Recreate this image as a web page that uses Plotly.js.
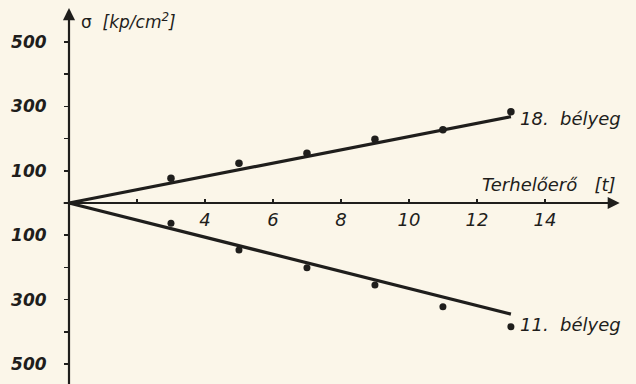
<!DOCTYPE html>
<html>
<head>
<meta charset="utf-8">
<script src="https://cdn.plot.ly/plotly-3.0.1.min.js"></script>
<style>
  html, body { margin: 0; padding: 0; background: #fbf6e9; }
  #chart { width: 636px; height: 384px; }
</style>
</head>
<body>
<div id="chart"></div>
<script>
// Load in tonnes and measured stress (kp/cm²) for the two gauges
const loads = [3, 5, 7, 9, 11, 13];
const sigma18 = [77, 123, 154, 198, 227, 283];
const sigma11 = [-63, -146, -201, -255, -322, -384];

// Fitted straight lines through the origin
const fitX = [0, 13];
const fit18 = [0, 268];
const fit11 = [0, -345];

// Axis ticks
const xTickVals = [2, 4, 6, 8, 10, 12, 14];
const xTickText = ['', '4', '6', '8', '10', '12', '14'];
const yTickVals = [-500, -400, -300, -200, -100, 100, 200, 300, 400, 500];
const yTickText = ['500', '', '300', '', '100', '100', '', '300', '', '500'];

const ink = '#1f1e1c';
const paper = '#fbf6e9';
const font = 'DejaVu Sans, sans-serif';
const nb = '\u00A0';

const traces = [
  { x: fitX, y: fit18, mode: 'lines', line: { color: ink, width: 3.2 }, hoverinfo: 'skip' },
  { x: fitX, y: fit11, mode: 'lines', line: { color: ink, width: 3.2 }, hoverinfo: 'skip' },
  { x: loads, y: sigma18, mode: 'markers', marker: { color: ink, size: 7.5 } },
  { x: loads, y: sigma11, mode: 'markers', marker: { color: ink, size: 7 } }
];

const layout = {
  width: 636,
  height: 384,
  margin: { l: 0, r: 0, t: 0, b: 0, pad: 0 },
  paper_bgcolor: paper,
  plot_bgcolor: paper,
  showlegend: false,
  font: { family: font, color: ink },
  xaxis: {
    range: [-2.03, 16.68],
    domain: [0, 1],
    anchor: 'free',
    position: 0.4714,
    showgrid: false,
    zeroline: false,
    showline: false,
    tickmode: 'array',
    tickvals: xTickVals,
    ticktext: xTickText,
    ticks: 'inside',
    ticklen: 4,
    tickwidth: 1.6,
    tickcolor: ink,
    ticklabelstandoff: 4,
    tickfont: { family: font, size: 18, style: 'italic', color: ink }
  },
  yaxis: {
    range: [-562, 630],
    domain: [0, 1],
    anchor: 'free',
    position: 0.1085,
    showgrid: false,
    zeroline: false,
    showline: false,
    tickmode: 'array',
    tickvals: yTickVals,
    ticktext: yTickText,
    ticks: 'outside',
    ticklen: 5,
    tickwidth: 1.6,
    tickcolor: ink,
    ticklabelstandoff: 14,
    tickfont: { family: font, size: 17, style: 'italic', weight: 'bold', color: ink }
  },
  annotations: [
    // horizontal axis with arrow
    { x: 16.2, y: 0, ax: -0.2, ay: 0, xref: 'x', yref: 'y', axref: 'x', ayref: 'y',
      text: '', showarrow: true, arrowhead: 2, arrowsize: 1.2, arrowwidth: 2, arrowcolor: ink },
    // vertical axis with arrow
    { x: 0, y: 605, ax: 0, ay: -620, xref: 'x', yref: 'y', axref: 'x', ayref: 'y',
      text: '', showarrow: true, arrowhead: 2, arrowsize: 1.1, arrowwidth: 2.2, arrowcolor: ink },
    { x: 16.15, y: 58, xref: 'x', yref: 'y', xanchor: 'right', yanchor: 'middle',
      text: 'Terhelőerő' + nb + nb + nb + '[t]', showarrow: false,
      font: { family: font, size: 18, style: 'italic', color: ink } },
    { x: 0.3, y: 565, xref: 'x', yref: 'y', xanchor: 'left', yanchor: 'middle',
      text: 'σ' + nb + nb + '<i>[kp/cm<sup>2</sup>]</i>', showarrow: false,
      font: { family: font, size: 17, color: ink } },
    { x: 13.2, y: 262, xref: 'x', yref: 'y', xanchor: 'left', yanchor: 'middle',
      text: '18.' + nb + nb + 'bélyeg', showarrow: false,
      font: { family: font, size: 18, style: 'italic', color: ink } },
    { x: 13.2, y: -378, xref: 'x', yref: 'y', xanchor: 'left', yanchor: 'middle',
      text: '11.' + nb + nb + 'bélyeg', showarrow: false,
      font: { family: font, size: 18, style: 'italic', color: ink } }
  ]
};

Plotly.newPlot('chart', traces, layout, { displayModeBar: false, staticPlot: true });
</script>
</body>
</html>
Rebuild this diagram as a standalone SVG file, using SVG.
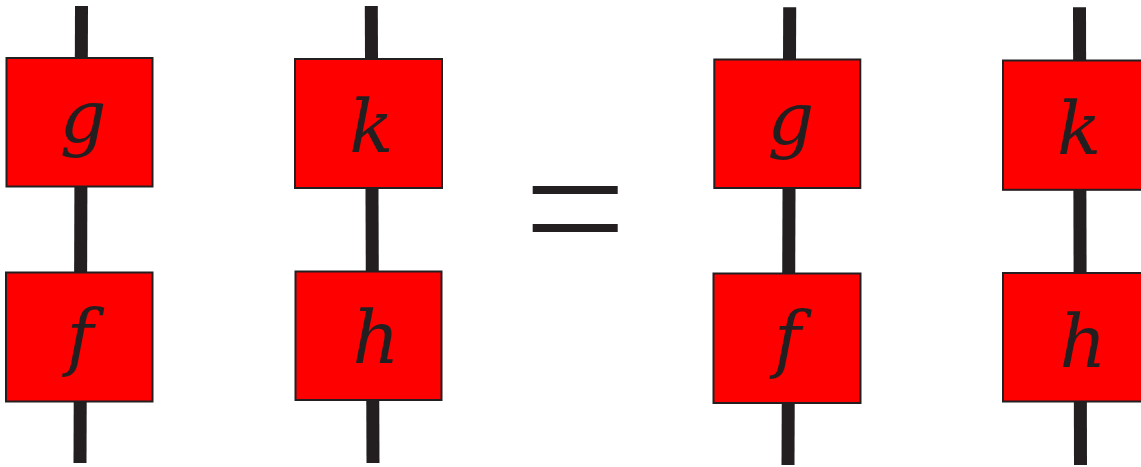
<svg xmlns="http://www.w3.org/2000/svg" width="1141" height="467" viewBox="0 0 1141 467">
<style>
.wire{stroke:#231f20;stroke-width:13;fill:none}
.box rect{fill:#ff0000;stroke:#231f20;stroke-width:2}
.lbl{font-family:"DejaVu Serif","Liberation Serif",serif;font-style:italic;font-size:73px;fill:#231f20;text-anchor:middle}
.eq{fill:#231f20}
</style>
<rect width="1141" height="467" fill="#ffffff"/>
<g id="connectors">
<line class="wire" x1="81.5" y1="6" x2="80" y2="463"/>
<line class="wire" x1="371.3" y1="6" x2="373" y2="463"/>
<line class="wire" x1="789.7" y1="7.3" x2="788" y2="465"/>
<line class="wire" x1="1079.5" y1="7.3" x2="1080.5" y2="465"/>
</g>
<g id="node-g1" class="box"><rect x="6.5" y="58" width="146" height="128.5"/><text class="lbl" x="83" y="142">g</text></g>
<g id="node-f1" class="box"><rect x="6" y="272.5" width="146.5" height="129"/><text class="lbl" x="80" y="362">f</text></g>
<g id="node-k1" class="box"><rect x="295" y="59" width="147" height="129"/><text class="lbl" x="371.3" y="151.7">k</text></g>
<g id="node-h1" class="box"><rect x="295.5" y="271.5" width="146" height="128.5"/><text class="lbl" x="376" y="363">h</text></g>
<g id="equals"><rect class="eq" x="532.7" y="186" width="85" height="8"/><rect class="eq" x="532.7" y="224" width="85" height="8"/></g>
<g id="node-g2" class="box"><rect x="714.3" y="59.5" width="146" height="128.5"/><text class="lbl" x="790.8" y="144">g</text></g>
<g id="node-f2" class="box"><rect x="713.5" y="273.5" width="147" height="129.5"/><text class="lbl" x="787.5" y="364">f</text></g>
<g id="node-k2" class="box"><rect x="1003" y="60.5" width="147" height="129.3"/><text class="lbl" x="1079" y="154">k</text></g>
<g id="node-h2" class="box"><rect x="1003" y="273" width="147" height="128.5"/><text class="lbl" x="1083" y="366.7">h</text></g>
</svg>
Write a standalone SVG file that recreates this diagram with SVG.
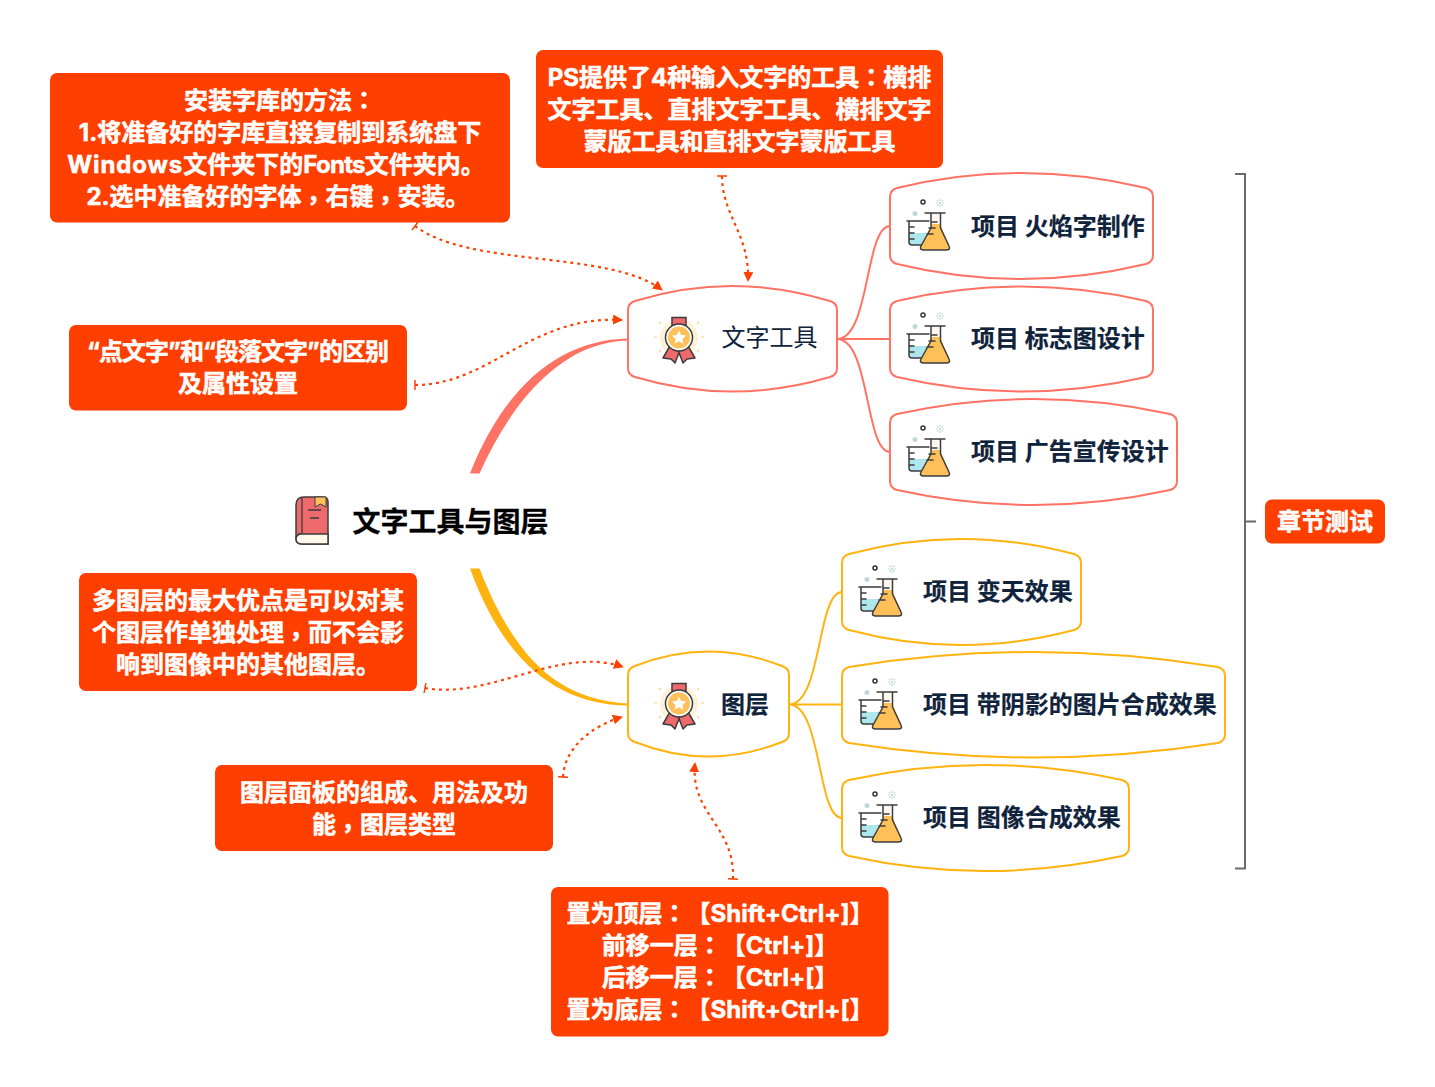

+++++

**SET TASK:** Make an exact copy of the lines from the top of the material through the line with "const fit11 = [0, -345];", pictures excluded.

**WRITTEN RESPONSE:**
Recreate this image as a web page that uses Plotly.js.
<!DOCTYPE html>
<html>
<head>
<meta charset="utf-8">
<script src="https://cdn.plot.ly/plotly-3.0.1.min.js"></script>
<style>
  html, body { margin: 0; padding: 0; background: #fbf6e9; }
  #chart { width: 636px; height: 384px; }
</style>
</head>
<body>
<div id="chart"></div>
<script>
// Load in tonnes and measured stress (kp/cm²) for the two gauges
const loads = [3, 5, 7, 9, 11, 13];
const sigma18 = [77, 123, 154, 198, 227, 283];
const sigma11 = [-63, -146, -201, -255, -322, -384];

// Fitted straight lines through the origin
const fitX = [0, 13];
const fit18 = [0, 268];
const fit11 = [0, -345];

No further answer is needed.